Сен-Симон был человеком строгих религиозных взглядов, со склонностью к янсенизму, церковному направлению аскетического и морально-ригористического толка (к нему принадлежали авторитетнейшие для Сен-Симона авторы религиозно-философских «мыслей» Паскаль и Николь). В паскалевском духе и в духе «Екклезиаста» говорит Сен-Симон о тщете скоротечной жизни, о «ничтожестве мира, его опасений, его желаний, его надежд, его неудач, его успехов, его трудов». «Если бы люди могли прочитать в будущем, чем увенчаются их заботы, их труды в поте лица, их усилия, их интриги, все они – за исключением, может быть, какой-нибудь дюжины – остановились бы у входа в жизнь и отказались бы от своих намерений и самых дорогих притязаний…» Все суета… Но ведь в «Мемуарах» Сен-Симона самая суетная из всех сует – придворная – приобретает эпический размах, а пустяки необыкновенно весомы и значимы. «Мемуары» посвящены жизни быстротекущей и грешной, и судят ее по ее законам. Другой, блаженной сферы они даже не должны касаться. Сообщив о смерти своего духовного наставника, главы ордена траппистов (он умер, как полагалось по уставу, на золе и соломе), Сен-Симон добавляет: «Эти мемуары слишком мирские для того, чтобы рассказывать в них о жизни столь возвышенно святой и о смерти столь величественной и драгоценной перед лицом бога…» Но Сен-Симон не презирает суетную жизнь – как это сделал бы романтик, – а преисполнен к ней напряженного внимания и интереса.

Эта иерархическая многопланность – в высшей степени в духе времени и среды. Светские люди, современники Сен-Симона, в большинстве своем были истовыми католиками, но идеал, модель светского человека состояла из качеств, прямо противоположных предписаниям христианской церкви.

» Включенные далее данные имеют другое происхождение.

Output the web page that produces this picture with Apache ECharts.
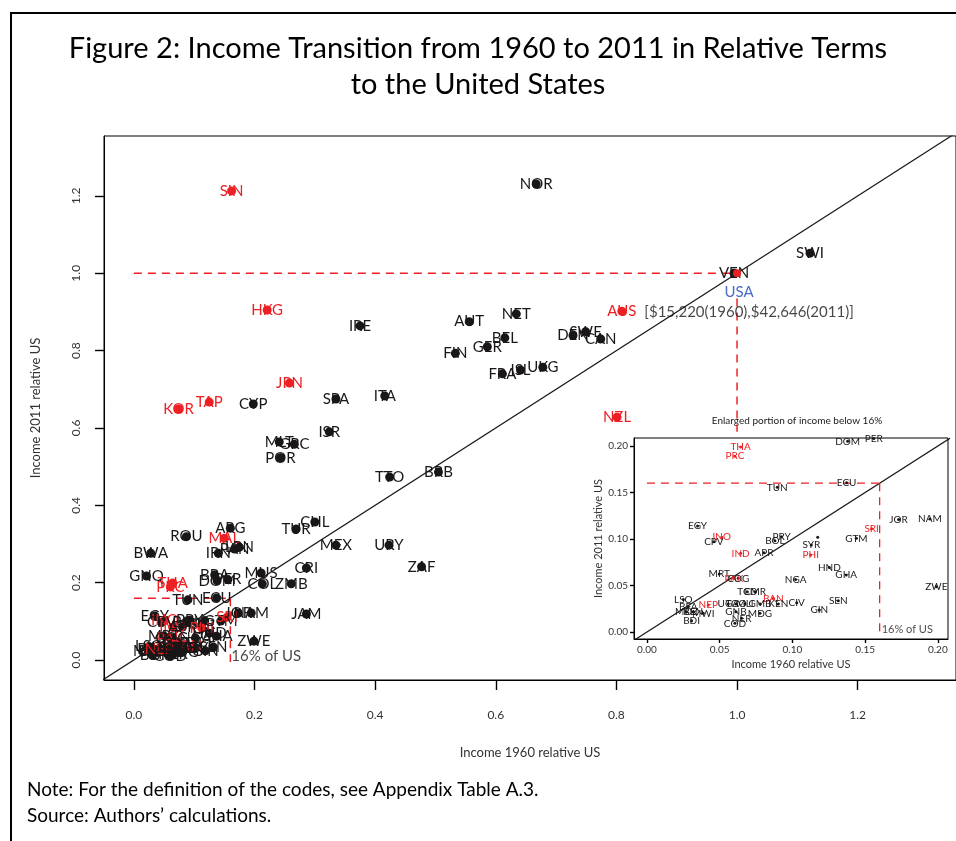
<!DOCTYPE html>
<html>
<head>
<meta charset="utf-8">
<script src="https://cdn.jsdelivr.net/npm/echarts@6/dist/echarts.min.js"></script>
<style>
  html, body { margin: 0; padding: 0; background: #fff; }
  #chart { width: 956px; height: 841px; }
</style>
</head>
<body>
<div id="chart"></div>
<script>
// countries above the 16% band (main panel only)
const mainCodes = ['SIN','HKG','IRE','JPN','TAP','KOR','CYP','SPA','ITA','ISR',
  'NOR','SWI','VEN','AUS','NET','AUT','BEL','GER','FIN','SWE','DEN','CAN','ISL','UKG','FRA','NZL',
  'MLT','GRC','POR','ARG','ROU','MAL','BWA','IRN','PAN','LBN','TTO','BRB','CHL','TUR','MEX','URY',
  'ZAF','CRI','MUS','COL','ZMB','JAM','GNQ','BRA'];
const main1960 = [0.162,0.221,0.375,0.258,0.125,0.074,0.198,0.335,0.416,0.324,
  0.667,1.121,0.995,0.809,0.634,0.556,0.615,0.586,0.533,0.749,0.728,0.774,0.641,0.678,0.611,0.801,
  0.241,0.266,0.243,0.160,0.087,0.150,0.028,0.140,0.167,0.175,0.424,0.505,0.300,0.269,0.335,0.423,
  0.477,0.286,0.211,0.213,0.261,0.286,0.021,0.134];
const main2011 = [1.213,0.905,0.864,0.716,0.667,0.649,0.662,0.675,0.683,0.590,
  1.231,1.052,1.000,0.902,0.895,0.875,0.833,0.810,0.793,0.849,0.839,0.830,0.750,0.757,0.740,0.628,
  0.564,0.558,0.523,0.341,0.319,0.315,0.276,0.276,0.287,0.292,0.473,0.486,0.357,0.339,0.297,0.297,
  0.241,0.238,0.225,0.197,0.197,0.119,0.217,0.220];

// countries in the enlarged portion (shown in both panels)
const lowCodes = ['THA','PRC','DOM','PER','TUN','ECU','EGY','INO','CPV','IND','PRY','BOL','APR','SYR','',
  'PHI','GTM','SRI','JOR','NAM','ZWE','HND','GHA','NGA','MRT','PAK','COG','TCD','CMR','BAN','GMB','KEN',
  'CIV','SEN','GIN','MDG','NER','COD','LSO','BFA','MOZ','BEN','MWI','BDI','NEP','UGA','TGO','GNB','MLI'];
const low1960 = [0.0644,0.0605,0.138,0.156,0.0896,0.1373,0.0348,0.0514,0.046,0.0644,0.0926,0.088,0.0805,0.113,0.1174,
  0.1126,0.144,0.1545,0.173,0.1946,0.199,0.1254,0.137,0.1022,0.0497,0.0598,0.0628,0.069,0.0743,0.0869,0.0777,0.0903,
  0.103,0.1316,0.1185,0.0777,0.0651,0.0605,0.025,0.0284,0.0273,0.0318,0.0387,0.0307,0.0422,0.0559,0.0612,0.0612,0.0674];
const low2011 = [0.199,0.189,0.205,0.208,0.1556,0.1606,0.114,0.102,0.097,0.0846,0.1025,0.098,0.0853,0.0935,0.102,
  0.0828,0.1007,0.111,0.121,0.1215,0.0487,0.0695,0.0613,0.0566,0.0624,0.0577,0.0577,0.0434,0.0434,0.0362,0.0301,0.0301,
  0.0315,0.0337,0.0237,0.0201,0.0147,0.0093,0.035,0.0272,0.0218,0.0218,0.0201,0.0122,0.029,0.0301,0.0301,0.0219,0.0301];

// economies highlighted in red
const redCodes = ['SIN','HKG','JPN','TAP','KOR','AUS','NZL','MAL','THA','PRC','INO','IND','PHI','SRI','PAK','BAN','NEP'];

const xTicks = [0, 0.2, 0.4, 0.6, 0.8, 1.0, 1.2];
const yTicks = [0, 0.2, 0.4, 0.6, 0.8, 1.0, 1.2];
const insetTicks = [0, 0.05, 0.1, 0.15, 0.2];

const usaPoint = [1.0, 1.0];
const usaNote = ['USA', '[$15,220(1960),$42,646(2011)]'];
const usaDrop = [0.935, 0.59];
const cutoff = 0.16;
const cutoffLabel = '16% of US';

// axis extents (R style 4% padding)
const mainX = [-0.0495, 1.363], mainY = [-0.0517, 1.355];
const insetX = [-0.0089, 0.207], insetY = [-0.0075, 0.2086];

const BLACK = '#1a1718', RED = '#ed2024', BLUE = '#4a6cc6';
const FONT = 'Lato';

function points(codes, xs, ys, fontSize) {
  return codes.map((c, i) => {
    const col = redCodes.includes(c) ? RED : BLACK;
    return {
      name: c,
      value: [xs[i], ys[i]],
      itemStyle: { color: col, opacity: 1 },
      label: { color: col, fontSize: fontSize }
    };
  });
}

function dashed(gi, pts, width) {
  return {
    type: 'line', xAxisIndex: gi, yAxisIndex: gi, data: pts, symbol: 'none',
    silent: true, clip: true, z: 1,
    lineStyle: { color: RED, width: width, type: [8, 6] }
  };
}

function diagonal(gi) {
  return {
    type: 'line', xAxisIndex: gi, yAxisIndex: gi, data: [[-0.1, -0.1], [1.5, 1.5]],
    symbol: 'none', silent: true, clip: true, z: 1,
    lineStyle: { color: BLACK, width: 1.2 }
  };
}

function axis(gi, range, tickVals, digits, opts) {
  return Object.assign({
    type: 'value', gridIndex: gi, min: range[0], max: range[1],
    axisLine: { show: true, onZero: false, lineStyle: { color: '#000', width: 1 } },
    splitLine: { show: false },
    axisTick: { show: true, customValues: tickVals, length: opts.tick, lineStyle: { color: '#000', width: 1.4 } },
    axisLabel: { customValues: tickVals, formatter: v => v.toFixed(digits), margin: opts.margin,
      fontSize: opts.fs, color: '#333', rotate: opts.rotate || 0 },
    nameLocation: 'middle', nameTextStyle: { fontSize: opts.nfs, color: '#333' }
  }, opts.extra);
}

const chart = echarts.init(document.getElementById('chart'));

chart.setOption({
  backgroundColor: '#fff',
  animation: false,
  textStyle: { fontFamily: FONT },
  title: {
    text: 'Figure 2: Income Transition from 1960 to 2011 in Relative Terms\nto the United States',
    left: 'center', top: 26,
    textStyle: { fontSize: 29, fontWeight: 'normal', lineHeight: 36, color: '#000', fontFamily: FONT }
  },
  graphic: [
    { id: 'frameL', type: 'line', shape: { x1: 11, y1: 12, x2: 11, y2: 841 }, style: { stroke: '#000', lineWidth: 2 } },
    { id: 'frameT', type: 'line', shape: { x1: 10, y1: 13, x2: 956, y2: 13 }, style: { stroke: '#000', lineWidth: 2 } },
    { id: 'insetTitle', type: 'text', x: 797, y: 416, style: { text: 'Enlarged portion of income below 16%', fontSize: 10, fill: BLACK, fontFamily: FONT, align: 'center', textAlign: 'center' } },
    { id: 'note', type: 'text', left: 27, top: 780, style: { text: 'Note: For the definition of the codes, see Appendix Table A.3.', fontSize: 19, fill: '#000', fontFamily: FONT } },
    { id: 'source', type: 'text', left: 27, top: 806, style: { text: 'Source: Authors\u2019 calculations.', fontSize: 19, fill: '#000', fontFamily: FONT } }
  ],
  grid: [
    { left: 104, top: 136, width: 856, height: 544, show: true, borderColor: '#000', borderWidth: 1 },
    { left: 634, top: 438, width: 314, height: 201, show: true, borderColor: '#000', borderWidth: 1, backgroundColor: '#fff' }
  ],
  xAxis: [
    axis(0, mainX, xTicks, 1, { tick: 10, margin: 29, fs: 12, nfs: 13,
      extra: { name: 'Income 1960 relative US', nameGap: 66 } }),
    axis(1, insetX, insetTicks, 2, { tick: 4, margin: 6, fs: 10, nfs: 11,
      extra: { name: 'Income 1960 relative US', nameGap: 20 } })
  ],
  yAxis: [
    axis(0, mainY, yTicks, 1, { tick: 9, margin: 22, fs: 12, nfs: 13, rotate: 90,
      extra: { name: 'Income 2011 relative US', nameGap: 62 } }),
    axis(1, insetY, insetTicks, 2, { tick: 4, margin: 6, fs: 10, nfs: 11,
      extra: { name: 'Income 2011 relative US', nameGap: 30 } })
  ],
  series: [
    diagonal(0),
    dashed(0, [[0, usaPoint[1]], usaPoint], 1.5),
    dashed(0, [[usaPoint[0], usaDrop[0]], [usaPoint[0], usaDrop[1]]], 1.5),
    dashed(0, [[0, cutoff], [cutoff, cutoff]], 1.5),
    dashed(0, [[cutoff, cutoff], [cutoff, -0.005]], 1.5),
    {
      type: 'scatter', xAxisIndex: 0, yAxisIndex: 0, symbolSize: 9, z: 3,
      data: points(mainCodes, main1960, main2011, 15).concat(points(lowCodes, low1960, low2011, 15)),
      label: { show: true, position: 'inside', formatter: '{b}', fontFamily: FONT }
    },
    {
      type: 'scatter', xAxisIndex: 0, yAxisIndex: 0, symbolSize: 8, z: 4,
      data: [
        { name: usaNote[0], value: usaPoint, itemStyle: { color: RED, opacity: 1 },
          label: { show: true, offset: [2, 19], color: BLUE, fontSize: 15 } },
        { name: usaNote[1], value: usaPoint, symbolSize: 0,
          label: { show: true, offset: [12, 39], color: BLACK, fontSize: 15 } },
        { name: cutoffLabel, value: [cutoff, 0.01], symbolSize: 0,
          label: { show: true, position: 'right', distance: 1, color: BLACK, fontSize: 15 } }
      ],
      label: { position: 'inside', formatter: '{b}', fontFamily: FONT }
    },
    diagonal(1),
    dashed(1, [[0, cutoff], [cutoff, cutoff]], 1.3),
    dashed(1, [[cutoff, cutoff], [cutoff, 0]], 1.3),
    {
      type: 'scatter', xAxisIndex: 1, yAxisIndex: 1, symbolSize: 3, z: 3, clip: true,
      data: points(lowCodes, low1960, low2011, 10),
      label: { show: true, position: 'inside', formatter: '{b}', fontFamily: FONT }
    },
    {
      type: 'scatter', xAxisIndex: 1, yAxisIndex: 1, symbolSize: 0, z: 3,
      data: [{ name: cutoffLabel, value: [cutoff, 0.003] }],
      label: { show: true, position: 'right', distance: 2, formatter: '{b}', color: BLACK, fontSize: 11, fontFamily: FONT }
    }
  ]
});
</script>
</body>
</html>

Убийство (война, дуэль), прелюбодеяние, злословие, властолюбие, расточительность – все это не столько грехи, прощаемые слабости человеческой (католическая церковь чрезвычайно широко практиковала отпущение грехов), сколько положительные качества, ценности, в придворно-светском обиходе носившие другие имена: блестящая храбрость, галантность, остроумие, великолепие и проч.

Впрочем, сфера церковных ценностей всегда оставалась в резерве. Об этом язвительно говорит Мадам: «Многие француженки, особенно те, которые были кокетливы и развратны, становятся богомольны, или по крайней мере прикидываются богомольными, как только они стареют и не могут больше иметь любовников. Но обычно они очень опасны, потому что они завистливы и никого не выносят» («Переписка…», I, 80).

В «Принцессе Клевской» – знаменитом романе мадам де Лафайет (1678) – исследуются проблемы страсти и долга, чести и честности, и героиня романа жертвует страстью во имя разумно понимаемого долга. Та же Лафайет пишет «Мемуары о французском дворе» и воспоминания о Генриетте Английской, первой жене брата Людовика XIV. По сравнению с морально-психологическим романом мемуары эти – совсем другой мир. Немного политики и войны, в основном же придворные сплетни и галантные истории, которые оцениваются только по светским нормам. Автор как бы разделяет моральный уровень действующих лиц, чьи нравы привели бы в ужас принцессу Клевскую и ее добродетельную мать.

Генриетта Английская в изображении мадам де Лафайет блещет умом, прелестью и красотой. Она вызывает восхищение мемуаристки, хотя ее поведение как раз противоположно поведению принцессы Клевской: измена мужу, обман, кокетство, участие в темных интригах. Этические альтернативы как бы выключены из этой области практически светских отношений.